Image recognition usually involves creating a neural network that processes the individual pixels of an image. These neural networks are fed with as many pre-labeled images as possible in order to teach them how to recognize similar images.

 

Challenges to Computer Vision Technology

 

Even though we have discussed how difficult it is to create a machine that views the world like a human, it is best to put our finger on exactly what is so difficult.

Image classification — Basically, this is labeling an image based on the content of the image. There would usually be a fixed set of labels and your model would have to predict the label that best fits the image. This is very difficult for a machine since all it sees is a stream of numbers in a given image.

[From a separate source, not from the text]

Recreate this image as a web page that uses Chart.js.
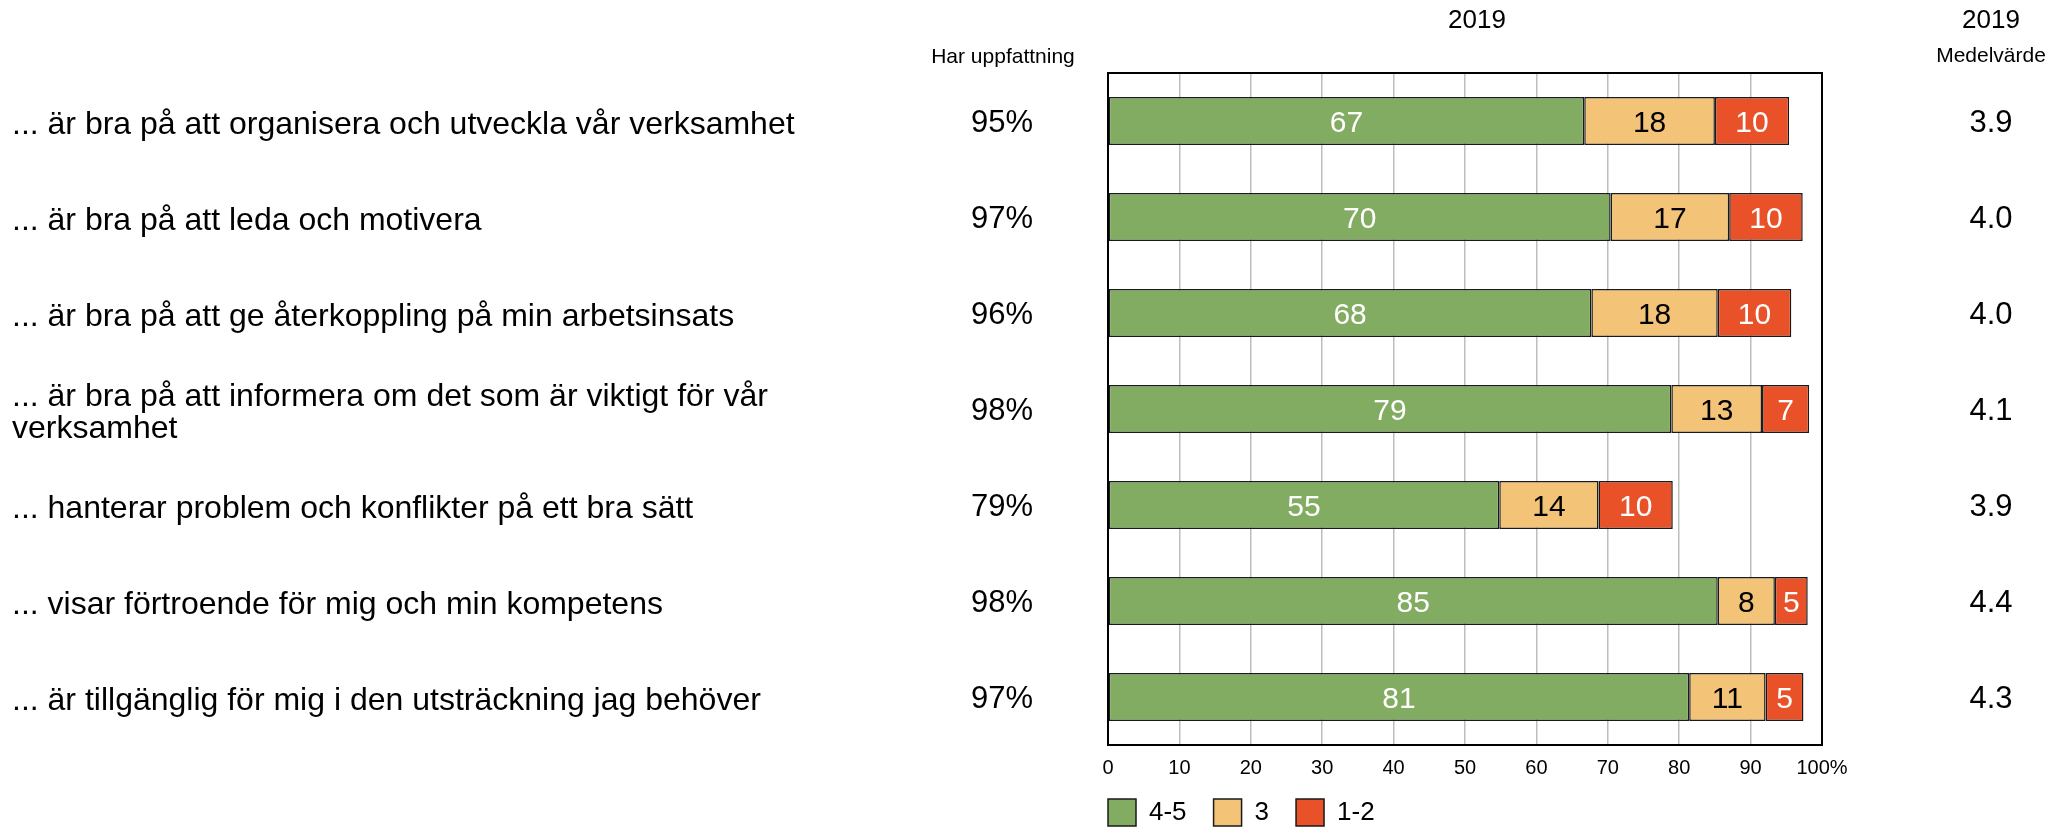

Object detection — This involves recognizing the various sub-images and drawing a bounding box around each recognized sub-image. This problem is more difficult to solve since it requires more adjustments to the image coordinates. The best-known detection method to date is called Faster-RCNN (Regional Convolutional Neural Network) which is responsible for localizing in the regions in the image that needs to be processed and classified.

Image Segmentation — This is the process of partitioning an image based on the objects present, with accurate boundaries. There are two types of image segmentation: semantic segmentation and instance segmentation. In semantic segmentation, you need to label each pixel by a class object. In instance segmentation, each object is classified differently.

Image Captioning — This one of the coolest computer vision problems because it has an added flavor of natural language processing. It involves generating a caption that is most appropriate for your image. Image captioning is image detection plus captioning. The detection is done by the same Faster-RCNN method mentioned above. The captioning is done using an RNN (Recurrent Neural Net).

AI vs. The Human Brain

Even though there was a lot of progress made over the years concerning computer vision, humans are much better in image understanding in the long term. Simply put, machines are too narrow sighted in the sense that they learn things by going through a fixed category of images. Although they may have learned from a massive amount of images, which is usually millions of images, this is still nowhere close to what a human is capable of. This can be attributed to the neocortex, which is the part of the brain that is responsible for recognizing patterns, cognition, perception and many other higher-order functions.

Even though there have been some major breakthroughs in the field of AI such as AlphaGo defeating a world champion in a game of Go and Open AI’s Dota2 bot defeated experts in the game of Dota2. This stuff is very niche i.e. Dota2 bot is specific to Dota2. The human brain, on the other hand, is very generic, meaning you use your brain for all of your daily activities. In order to compete with the human brain, we will need a similar General Artificial Intelligence.